# DATA:
────────────────────

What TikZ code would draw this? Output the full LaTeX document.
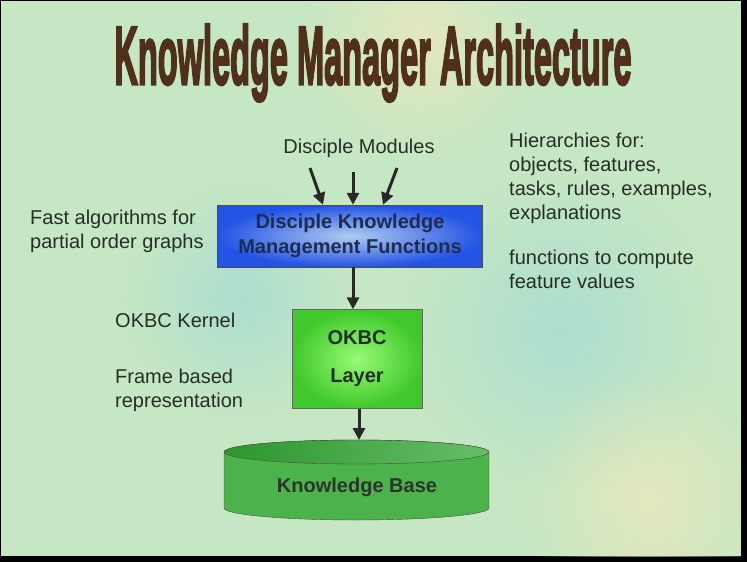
\documentclass[tikz,border=0pt]{standalone}
\usepackage{fontspec}
\setmainfont{Liberation Sans}
\newfontfamily\titlefont[FakeBold=3.5]{Liberation Sans Bold}
\usetikzlibrary{arrows.meta,fadings}

\tikzfading[name=softblob,inner color=transparent!0,outer color=transparent!100]

\definecolor{slidebg}{RGB}{198,231,195}
\definecolor{slidecyan}{RGB}{172,222,208}
\definecolor{slidesand}{RGB}{228,232,190}
\definecolor{notegray}{RGB}{38,46,38}
\definecolor{arrowgray}{RGB}{40,40,40}
\definecolor{titlebrown}{RGB}{80,48,26}
\definecolor{funcblue}{RGB}{36,84,228}
\definecolor{funclight}{RGB}{176,204,240}
\definecolor{functext}{RGB}{30,44,80}
\definecolor{layergreen}{RGB}{64,200,44}
\definecolor{layerlight}{RGB}{152,250,118}
\definecolor{kbgreen}{RGB}{76,178,76}
\definecolor{kbdark}{RGB}{46,150,46}
\definecolor{kbtext}{RGB}{44,52,44}

\begin{document}
\begin{tikzpicture}[x=1pt,y=-1pt,
  note/.style={anchor=north west,align=left,inner sep=0pt,text=notegray,
    font=\fontsize{20}{24}\selectfont},
  flow/.style={-{Triangle[length=12pt,width=12pt]},line width=3pt,draw=arrowgray},
  blob/.style={path fading=softblob},
  funcbox/.style={draw=black!70,thin,inner color=funclight,outer color=funcblue,
    minimum width=265pt,minimum height=62pt,align=center,text=functext,
    font=\fontsize{20}{25}\bfseries\selectfont},
  layerbox/.style={draw=black!60,thin,inner color=layerlight,outer color=layergreen,
    minimum width=130pt,minimum height=99pt,align=center,text=notegray,
    font=\fontsize{20}{24}\bfseries\selectfont}]

\useasboundingbox (0,0) rectangle (747,562);
\fill[black] (0,0) rectangle (747,562);
\fill[slidebg] (1,1) rectangle (741,556);
\begin{scope}
  \clip (1,1) rectangle (741,556);
  \fill[slidecyan,blob] (560,330) circle (160);
  \fill[slidesand,blob] (650,500) circle (130);
  \fill[slidesand,blob] (420,40) circle (120);
  \fill[slidecyan,blob] (240,300) circle (120);
\end{scope}

\node[text=titlebrown,font=\titlefont] (title) at (373,63) {\resizebox{517pt}{60pt}{Knowledge Manager Architecture}};

\node[note,anchor=base] (modules) at (359,153) {Disciple Modules};
\coordinate (m1) at (310,168);
\coordinate (m2) at (353,172);
\coordinate (m3) at (397,168);

\node[funcbox] (dkm) at (350,236) {Disciple Knowledge\\Management Functions};
\node[layerbox] (okbc) at (357,359) {OKBC\\[14pt]Layer};

% knowledge base drum
\fill[kbgreen,draw=black!70,thin] (224,452) -- (224,508) arc (180:0:132.5 and 12)
  -- (489,452) arc (0:-180:132.5 and 12) -- cycle;
\shade[left color=kbdark,right color=kbgreen!85!white,draw=black!70,thin] (356.5,452) ellipse (132.5 and 12);
\node[text=kbtext,font=\fontsize{20}{24}\bfseries\selectfont] (kb) at (357,487) {Knowledge Base};
\coordinate (kbtop) at (359,440);

\draw[flow] (m1) -- ([xshift=-27pt]dkm.north);
\draw[flow] (m2) -- ([xshift=3pt]dkm.north);
\draw[flow] (m3) -- ([xshift=33pt]dkm.north);
\draw[flow] ([xshift=3pt]dkm.south) -- ([xshift=-4pt]okbc.north);
\draw[flow] ([xshift=2pt]okbc.south) -- (kbtop);

\node[note] (fast) at (30,210) {Fast algorithms for\\partial order graphs};
\node[note] (kernel) at (115,313) {OKBC Kernel};
\node[note] (frame) at (115,369) {Frame based\\representation};
\node[note] (hier) at (509,133) {Hierarchies for:\\objects, features,\\tasks, rules, examples,\\explanations\\[21pt]functions to compute\\feature values};
\end{tikzpicture}
\end{document}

────────────────────

# WRITTEN TASK:
Restate the whole listing above exactly, please, omitting every image.

# RESPONSE BELOW:
What TikZ code would draw this? Output the full LaTeX document.
\documentclass[tikz,border=0pt]{standalone}
\usepackage{fontspec}
\setmainfont{Liberation Sans}
\newfontfamily\titlefont[FakeBold=3.5]{Liberation Sans Bold}
\usetikzlibrary{arrows.meta,fadings}

\tikzfading[name=softblob,inner color=transparent!0,outer color=transparent!100]

\definecolor{slidebg}{RGB}{198,231,195}
\definecolor{slidecyan}{RGB}{172,222,208}
\definecolor{slidesand}{RGB}{228,232,190}
\definecolor{notegray}{RGB}{38,46,38}
\definecolor{arrowgray}{RGB}{40,40,40}
\definecolor{titlebrown}{RGB}{80,48,26}
\definecolor{funcblue}{RGB}{36,84,228}
\definecolor{funclight}{RGB}{176,204,240}
\definecolor{functext}{RGB}{30,44,80}
\definecolor{layergreen}{RGB}{64,200,44}
\definecolor{layerlight}{RGB}{152,250,118}
\definecolor{kbgreen}{RGB}{76,178,76}
\definecolor{kbdark}{RGB}{46,150,46}
\definecolor{kbtext}{RGB}{44,52,44}

\begin{document}
\begin{tikzpicture}[x=1pt,y=-1pt,
  note/.style={anchor=north west,align=left,inner sep=0pt,text=notegray,
    font=\fontsize{20}{24}\selectfont},
  flow/.style={-{Triangle[length=12pt,width=12pt]},line width=3pt,draw=arrowgray},
  blob/.style={path fading=softblob},
  funcbox/.style={draw=black!70,thin,inner color=funclight,outer color=funcblue,
    minimum width=265pt,minimum height=62pt,align=center,text=functext,
    font=\fontsize{20}{25}\bfseries\selectfont},
  layerbox/.style={draw=black!60,thin,inner color=layerlight,outer color=layergreen,
    minimum width=130pt,minimum height=99pt,align=center,text=notegray,
    font=\fontsize{20}{24}\bfseries\selectfont}]

\useasboundingbox (0,0) rectangle (747,562);
\fill[black] (0,0) rectangle (747,562);
\fill[slidebg] (1,1) rectangle (741,556);
\begin{scope}
  \clip (1,1) rectangle (741,556);
  \fill[slidecyan,blob] (560,330) circle (160);
  \fill[slidesand,blob] (650,500) circle (130);
  \fill[slidesand,blob] (420,40) circle (120);
  \fill[slidecyan,blob] (240,300) circle (120);
\end{scope}

\node[text=titlebrown,font=\titlefont] (title) at (373,63) {\resizebox{517pt}{60pt}{Knowledge Manager Architecture}};

\node[note,anchor=base] (modules) at (359,153) {Disciple Modules};
\coordinate (m1) at (310,168);
\coordinate (m2) at (353,172);
\coordinate (m3) at (397,168);

\node[funcbox] (dkm) at (350,236) {Disciple Knowledge\\Management Functions};
\node[layerbox] (okbc) at (357,359) {OKBC\\[14pt]Layer};

% knowledge base drum
\fill[kbgreen,draw=black!70,thin] (224,452) -- (224,508) arc (180:0:132.5 and 12)
  -- (489,452) arc (0:-180:132.5 and 12) -- cycle;
\shade[left color=kbdark,right color=kbgreen!85!white,draw=black!70,thin] (356.5,452) ellipse (132.5 and 12);
\node[text=kbtext,font=\fontsize{20}{24}\bfseries\selectfont] (kb) at (357,487) {Knowledge Base};
\coordinate (kbtop) at (359,440);

\draw[flow] (m1) -- ([xshift=-27pt]dkm.north);
\draw[flow] (m2) -- ([xshift=3pt]dkm.north);
\draw[flow] (m3) -- ([xshift=33pt]dkm.north);
\draw[flow] ([xshift=3pt]dkm.south) -- ([xshift=-4pt]okbc.north);
\draw[flow] ([xshift=2pt]okbc.south) -- (kbtop);

\node[note] (fast) at (30,210) {Fast algorithms for\\partial order graphs};
\node[note] (kernel) at (115,313) {OKBC Kernel};
\node[note] (frame) at (115,369) {Frame based\\representation};
\node[note] (hier) at (509,133) {Hierarchies for:\\objects, features,\\tasks, rules, examples,\\explanations\\[21pt]functions to compute\\feature values};
\end{tikzpicture}
\end{document}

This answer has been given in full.